American pornography recruiter and agent

James Marvin Souter, Jr. (September 17, 1939 – August 28, 2020), known professionally as Jim South, was an American recruiter and agent in the pornography industry.

==Early life==
South sold insurance in Dallas, Texas for a few years and moved to Los Angeles, California in 1968. He opened a fashion modeling agency first, then formed World Modeling Talent Agency in Sherman Oaks, California in 1976. The agency represented many performers and models who worked in adult movies and magazines.

==Career==
World Modeling became infamous for unknowingly representing a then underaged Traci Lords. Through South's agency, 15-year-old Lords started nude modeling. She had introduced herself with a fraudulent identification card in the name of Kristie Elizabeth Nussman, which falsely showed her age as twenty two years old. Lords became the September 1984 Penthouse "Pet of the Month," for which she earned $5,000, and first performed in pornographic movies in 1984.

Following the May 1986 revelation that most of Lords' porn work was illegal, South was arrested on March 4, 1987, and was among those later charged by the U.S. government with pandering and child pornography. The charges were eventually dismissed after the discovery that the government had issued Lords a passport under the name Kristi Nussman.
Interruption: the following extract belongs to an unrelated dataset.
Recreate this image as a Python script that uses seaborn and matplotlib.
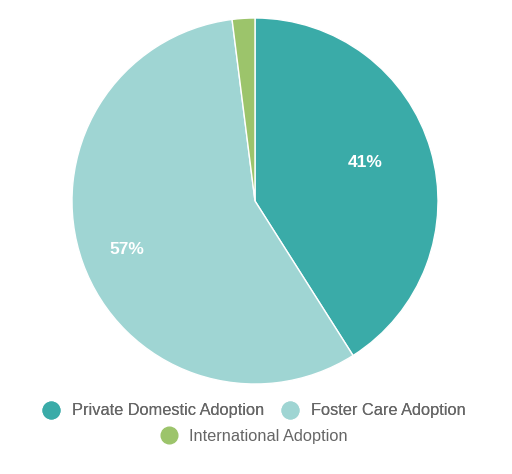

In an interview, South said, "The only reason [the charges were dropped] was that the federal government saw the very same ID I saw and gave Traci a passport to go to Europe to make an X-rated movie." That movie, Traci, I Love You, which was made in Cannes soon after Lords' 18th birthday, is her only legal porn film in the United States.

In interviews and her book, Lords held him in perpetual contempt for what she saw as the unapologetic role he and others played in her sexual exploitation. She stated that she named him "Tim North" in her autobiography not for legal reasons but as a means to protect people from him, and to avoid giving him and his company any publicity, which could draw young women into the sex industry. Lords wrote that South gave her cocaine and champagne during her first nude photo shoot at World Modeling, a charge that South denied.

In 1991, porn producers discovered that Alexandra Quinn, a World Modeling talent, had entered porn in 1990 at age 17. Quinn pretended that she was born in 1968, the same year as Traci Lords' birth. Unlike the Lords case, Quinn did not generate a scandal with media coverage, nor did anyone face legal action.

World Modeling went out of business in November 2006 because of declining profits. On December 5, 2007, South announced the reopening of World Modeling with a change of direction, as well as an intent to reduce the number of young women he would represent.

==Business model==
South's female clients could earn up to $1,500 for a day's work (usually two scenes). Exotic acts, involving multiple partners or "bizarre fetishism" could fetch $3,500. South did not work on percentage basis, but was rather paid $65 a day per performer by the film's producer. In rare cases, when having negotiated an exclusive deal, he would get a cut from the profits.

==Personal life==
South stated that he maintained a strict "no dating" policy with his clients, preferring his relationship with his talents to be strictly professional. South married his wife in 1975, and he had two sons. He died on August 28, 2020.